Exploring power of CUDA

Hi,
I have been working on CUDA for past one year and am stuck at a few problems. The major issue I believe would be solved if I am able to get some good CUDA running examples. i.e. which are of very extensive computation and take minutes or even hours to compute.

I have searched but was unable to find such examples. It would be really helpful if someone could direct me to such examples (even as simples as squaring an array, but taking minutes to compute(I have a TeslaC2070), also using multi dimensional grids,blocks and threads).

I have made an image recognition program using euclidian classifier method on CUDA but it is able to run on only 130 images at a time. ( image size is definitely less than memory available, but the problem is that I reach 65535x1024).

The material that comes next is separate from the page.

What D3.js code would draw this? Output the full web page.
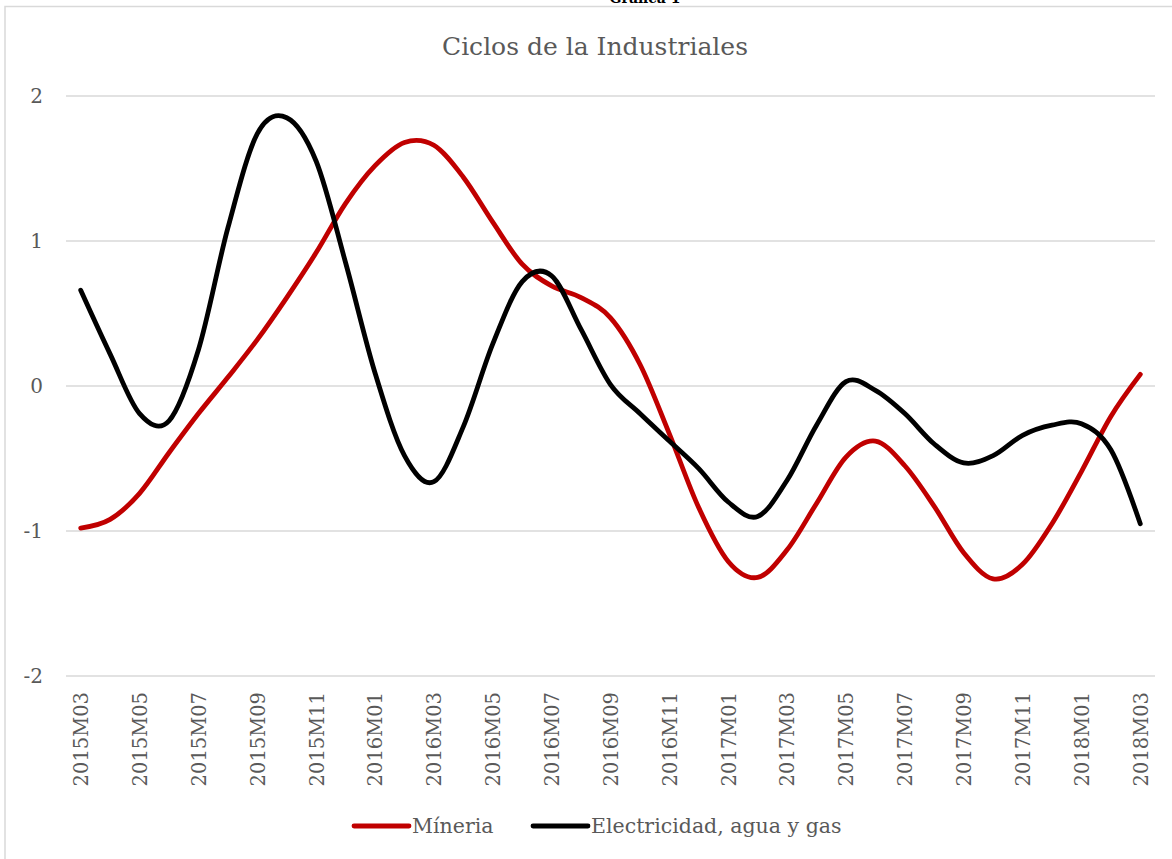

I also want to know if this limit could be exceeded by using 2D grids and blocks? and if not, will I have to code for batch processing specifically for each code or is there any library which handles this automatically.

I realize that I might be unclear in explaining my problem but in short, I want to utilize whole memory of CUDA and try to code or preferably find an example first which takes hours to compute.(I have a 5GTX460 and 1 Tesla C2070 to run and after practicing small codes like FFT,DWT,Euclidian etc, I want to be able to reach the power on which CUDA is being used in the industry).
Please ask me again if you need any more detail to my question.
thanks in advance.

Try FFT of a 500x500x500 matrix 1 mil times.

Could you please give me some real world examples where this FFT might be of use. I mean I am unable to see the use of the FFT of same matrix 1mil times.

When solving time dependent partial differential equations. A usual tdpde is composed of a term which has sum of space derivatives like \nabla^(2p)f(\vec r) and nonlinear term like some f^n(>2). If the linear part has lots of derivative is beneficial to evaluate it in k space where each i\vec k corresponds to \nabla and it is local in k. So in order to find the function f(\vec r) at time t+delta t. One has to do at least 2 FFT. In practice we have many times steps with at least 2 FFT for each step. Depending on the problem I had between 50000 and 10 000 000. One FFT might take less than a second even for large matrices, but when I do it for many times I welcome a speed up of 60 to 100 at least. Recently I did one those calculations on a Tesla card and finished the task in 10 days. It would have taken me 1.5 years to finish the task.

Another application I did was Monte Carlo simulation of particles with quasi-long range interaction. I got a speed up of 50. This helps a lot since now I can get results in 1 week.

On some page on nvidia cuda zone there are a list of application and the relative speed-up. Most of them are using it for real application, research or MRI. If a program would take only a few days to run, nobody would have bothered to port it to CUDA.

thanks for your reply. that was very helpful. I am a final year student in B.Tech. CSE. I’ve been trying to look for problems which take months to solve but couldnt find any. The only applications which I was able to find and code were Pi precision value generator and prime no generator.

I have gone through the CUDA in development page but considering my poor knowledge base, I believe they are a bit too vague. eg: I can see that it is used in Computer Vision, but going through the nvidia’s page does not help me with any application idea which would take weeks to run. Could you direct me to some page or if possible explain me the discipline regarding such applications. I’ll get started on FFT alongside, but will have to do some search myself on pde’s. It would be really helpful if you could give some similar kind of project ideas as my final year project is 3D face recognition using stereoscopic vision (and CUDA wherever needed for speedup), which is not the kind of application which would take a long time to run.

Computer simulations (i.e. Molecular dynamics simulations in HOOMD-blue http://codeblue.umich.edu/hoomd-blue) are often run for weeks. A typical research paper in our field (http://sitemaker.umich.edu/glotzergroup/home) contains data from thousands of runs, each lasting a week or more.

Microfluidics, fluid dynamics are a big thing. They are useful in physics, chemistry and even blood flow.